Leaving out every picture, retype the lines below from the top through the one that contains "import plotly.graph_objects as go".

■ Information provided
= = = = =

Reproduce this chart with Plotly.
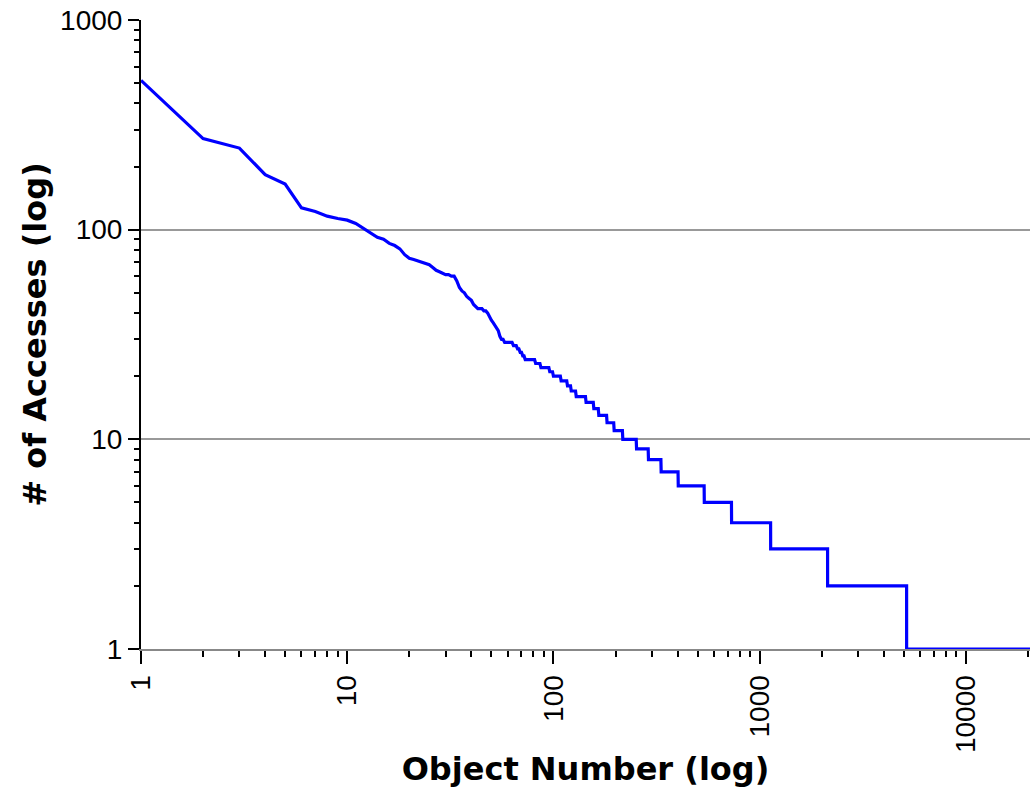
import plotly.graph_objects as go

# Top-ranked objects: rank -> number of accesses
top_ranks = list(range(1, 58))
top_accesses = [515, 272, 245, 183, 165, 127, 122, 116, 113, 111,
                107, 101, 96, 92, 90, 86, 84, 81, 76, 73,
                72, 71, 70, 69, 68, 66, 64, 63, 62, 61,
                61, 60, 60, 57, 53, 51, 50, 48, 47, 46,
                44, 43, 42, 42, 42, 41, 41, 40, 38, 37,
                36, 35, 34, 33, 31, 30, 30]

# Runs of equal access counts: value, first rank, last rank
run_values = [29, 28, 27, 26, 25, 24, 23, 22, 21, 20, 19, 18, 17, 16, 15,
              14, 13, 12, 11, 10, 9, 8, 7, 6, 5, 4, 3, 2, 1]
run_first = [58, 64, 67, 69, 71, 73, 82, 87, 96, 100, 109, 117, 122, 129, 144,
             157, 166, 182, 197, 217, 253, 289, 333, 403, 539, 731, 1131, 2136, 5161]
run_last = [63, 66, 68, 70, 72, 81, 86, 95, 99, 108, 116, 121, 128, 143, 156,
            165, 181, 196, 216, 252, 288, 332, 402, 538, 730, 1130, 2135, 5160, 20500]

x_tick_vals = [1, 10, 100, 1000, 10000]
x_tick_text = ["1", "10", "100", "1000", "10000"]
y_tick_vals = [1, 10, 100, 1000]
y_tick_text = ["1", "10", "100", "1000"]

xs = list(top_ranks)
ys = list(top_accesses)
for v, a, b in zip(run_values, run_first, run_last):
    xs += [a, b]
    ys += [v, v]

x_minor = [m * 10 ** d for d in range(0, 5) for m in range(2, 10) if m * 10 ** d <= 20000]
y_minor = [m * 10 ** d for d in range(0, 3) for m in range(2, 10)]

fig = go.Figure()
fig.add_trace(go.Scatter(x=xs, y=ys, mode="lines",
                         line=dict(color="#0000FF", width=3.2),
                         showlegend=False))

font_family = "Liberation Sans, Arial, Helvetica, sans-serif"
title_family = "DejaVu Sans, Liberation Sans, Arial, sans-serif"

fig.update_layout(
    width=1030, height=798,
    margin=dict(l=141, r=0, t=20, b=149),
    plot_bgcolor="white", paper_bgcolor="white",
    font=dict(family=font_family, size=28, color="black"),
    xaxis=dict(
        type="log", range=[0, 4.311], automargin=False,
        tickvals=x_tick_vals, ticktext=x_tick_text,
        tickangle=-90,
        ticks="outside", ticklen=13, tickwidth=1.5, tickcolor="black",
        showline=True, linecolor="#888888", linewidth=2,
        showgrid=False, zeroline=False,
        minor=dict(tickvals=x_minor, ticks="outside", ticklen=6, tickwidth=1.5,
                   tickcolor="black", showgrid=False),
        tickfont=dict(size=28, family=font_family),
        title=dict(text="<b>Object Number (log)</b>", font=dict(size=32, family=title_family),
                   standoff=6),
    ),
    yaxis=dict(
        type="log", range=[0, 3], automargin=False,
        tickvals=y_tick_vals, ticktext=y_tick_text,
        ticks="outside", ticklen=11, tickwidth=1.5, tickcolor="black",
        showline=True, linecolor="black", linewidth=2,
        showgrid=True, gridcolor="#999999", gridwidth=1.5,
        zeroline=False,
        minor=dict(tickvals=y_minor, ticks="outside", ticklen=5, tickwidth=1.5,
                   tickcolor="black", showgrid=False),
        tickfont=dict(size=28, family=font_family),
        title=dict(text="<b># of Accesses (log)</b>", font=dict(size=32, family=title_family),
                   standoff=4),
    ),
)

fig.write_html("out.html", config={"displayModeBar": False},
               post_script="document.body.style.margin='0';document.body.style.overflow='hidden';")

= = = = =

■ Worked solution
Reproduce this chart with Plotly.
import plotly.graph_objects as go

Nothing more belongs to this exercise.